As Luis Enrique’s Barca prepares to take on the old lady of Turin in the Champions League final, his old side is battling for relevance in the league. Once perennially in Europe, Celta Vigo have seen just one top eight finish since ’03, when they finished fourth and plummeted the entire way down to the Segunda the following year.
10th in the league, Celta are well out of contention for both relegation and the Europa League, but even though they have nothing major to play for, expect a fight – Their only defeats since mid March have been to Barca and RM.

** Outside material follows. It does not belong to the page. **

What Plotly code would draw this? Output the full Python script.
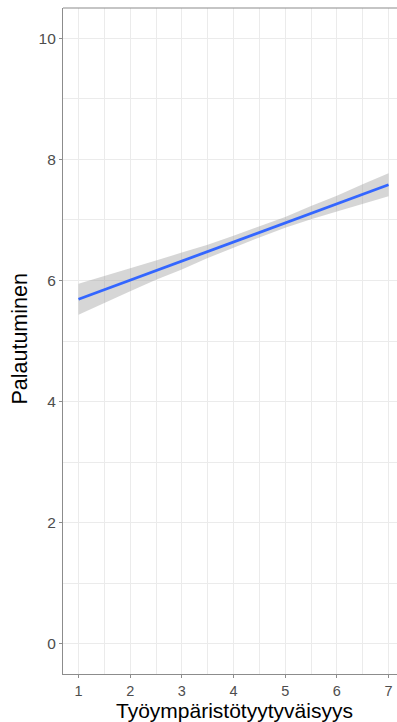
import plotly.graph_objects as go

# Fitted line (linear model) and its 95% confidence band
fit_x = [1, 7]
fit_y = [5.69, 7.58]

band_x = [1, 1.5, 2, 2.5, 3, 3.5, 4, 4.5, 5, 5.5, 6, 6.5, 7]
band_upper = [5.945, 6.07, 6.20, 6.33, 6.46, 6.59, 6.74, 6.89, 7.05, 7.23, 7.40, 7.59, 7.77]
band_lower = [5.435, 5.63, 5.82, 6.01, 6.18, 6.37, 6.54, 6.71, 6.87, 7.01, 7.14, 7.27, 7.39]

x_ticks = [1, 2, 3, 4, 5, 6, 7]
y_ticks = [0, 2, 4, 6, 8, 10]

x_title = "Työympäristötyytyväisyys"
y_title = "Palautuminen"

AXIS_COL = "#8c8c8c"
GRID_COL = "#ebebeb"
FONT = "Liberation Sans, Arial, sans-serif"

fig = go.Figure()

fig.add_trace(go.Scatter(
    x=band_x + band_x[::-1],
    y=band_upper + band_lower[::-1],
    fill="toself",
    fillcolor="rgba(153,153,153,0.4)",
    line=dict(width=0),
    mode="lines",
    hoverinfo="skip",
    showlegend=False,
))

fig.add_trace(go.Scatter(
    x=fit_x, y=fit_y,
    mode="lines",
    line=dict(color="#3366FF", width=2.8),
    showlegend=False,
))

fig.update_layout(
    width=397, height=722,
    margin=dict(l=63, r=0, t=8, b=48),
    plot_bgcolor="white",
    paper_bgcolor="white",
    font=dict(family=FONT),
    shapes=[dict(type="line", xref="paper", yref="paper",
                 x0=0, x1=1, y0=1, y1=1,
                 line=dict(color=AXIS_COL, width=1.2))],
    annotations=[
        dict(text=x_title, xref="paper", yref="paper", x=0.512, y=-0.0545,
             xanchor="center", yanchor="middle", showarrow=False,
             font=dict(size=21, color="black")),
        dict(text=y_title, xref="paper", yref="paper", x=-0.13, y=0.503,
             xanchor="center", yanchor="middle", showarrow=False, textangle=-90,
             font=dict(size=21.5, color="black")),
    ],
)

fig.update_xaxes(
    range=[0.7, 7.164],
    tickmode="array", tickvals=x_ticks, ticktext=[str(v) for v in x_ticks],
    ticks="outside", ticklen=3, tickwidth=1.1, tickcolor=AXIS_COL,
    tickfont=dict(size=14.5, color="#4d4d4d"),
    showline=True, linecolor=AXIS_COL, linewidth=1.2,
    showgrid=True, gridcolor=GRID_COL, gridwidth=1.1,
    minor=dict(dtick=0.5, tick0=0.5, showgrid=True, gridcolor=GRID_COL, gridwidth=0.6),
    zeroline=False,
)

fig.update_yaxes(
    range=[-0.5, 10.5],
    tickmode="array", tickvals=y_ticks, ticktext=[str(v) for v in y_ticks],
    ticks="outside", ticklen=3, tickwidth=1.1, tickcolor=AXIS_COL,
    tickfont=dict(size=15.5, color="#4d4d4d"),
    showline=True, linecolor=AXIS_COL, linewidth=1.2,
    showgrid=True, gridcolor=GRID_COL, gridwidth=1.1,
    minor=dict(dtick=1, tick0=1, showgrid=True, gridcolor=GRID_COL, gridwidth=0.6),
    zeroline=False,
)

fig.write_html("out.html")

Celta are an entertaining side with lots of weapons and ways to score, even with a few key exclusions, namely Augusto Fernandez and Santi Mina. The former of the two – a defensive midfielder – is likely the bigger loss, as with Nemanja Radoja also out for the season, the Sky Blues are short on options at the position.
What to expect
On paper, Celta mostly attack in a 4-2-3-1 and defend in a 4-4-2, but they’re so fluid both on and off the ball that those numbers essentially exist only in theory. I wrote about Rayo earlier, and in many ways these two sides are comparable. They’re both mid-table crowd-pleasers with a fluid passing game and aggressive defending, whose star player is a Spanish Attacker (Bueno, Nolito).
I’m sure there are more, but as far this piece is concerned the similarities end there. Where Rayo’s passing game is orchestrated from spacing created by the system, like Barca and Bayern, Celta’s play seems to happen organically. The players simply create space by good awareness and off the ball movement individually, and they all play with a certain swagger and confidence on the ball.
In fact, if I was in the business of making comparisons – and I am – I would say Celta are in many ways strikingly similar to Arsenal (except Celta have only finished fourth once). In terms of individuals, Krohn-Dehli and Cazorla also play the exact same role, a very dynamic deep playmaker, in the exact same way.
But I digress…
In any Celta-game, you’ll se a lot of their chances come from the left wing, courtesy of Nolito. The recent international debutant has had a splendid season, leading his team in both goals and assists (12, 11). He’s a special, special player, and by far their biggest threat, so he needs to be treated as such.
Defensively, they’re aggressive more than they’re structured. The shapes are many and varied, but they get to the ball more often than not, so there normally isn’t much reason to criticize it. However, their lack of a distinct, uniform defensive shape can cause issues. At times they tend to get stretched vertically and leave entire parts of the field completely undefended and free to be worked by opponents.
They’re a fun side that can absolutely play, but suspensions and injuries could hurt them. All hot chicks don’t look the same, though, so people need to stop throwing Barca-comparisons around just because they both play attractively and like to keep hold of the ball.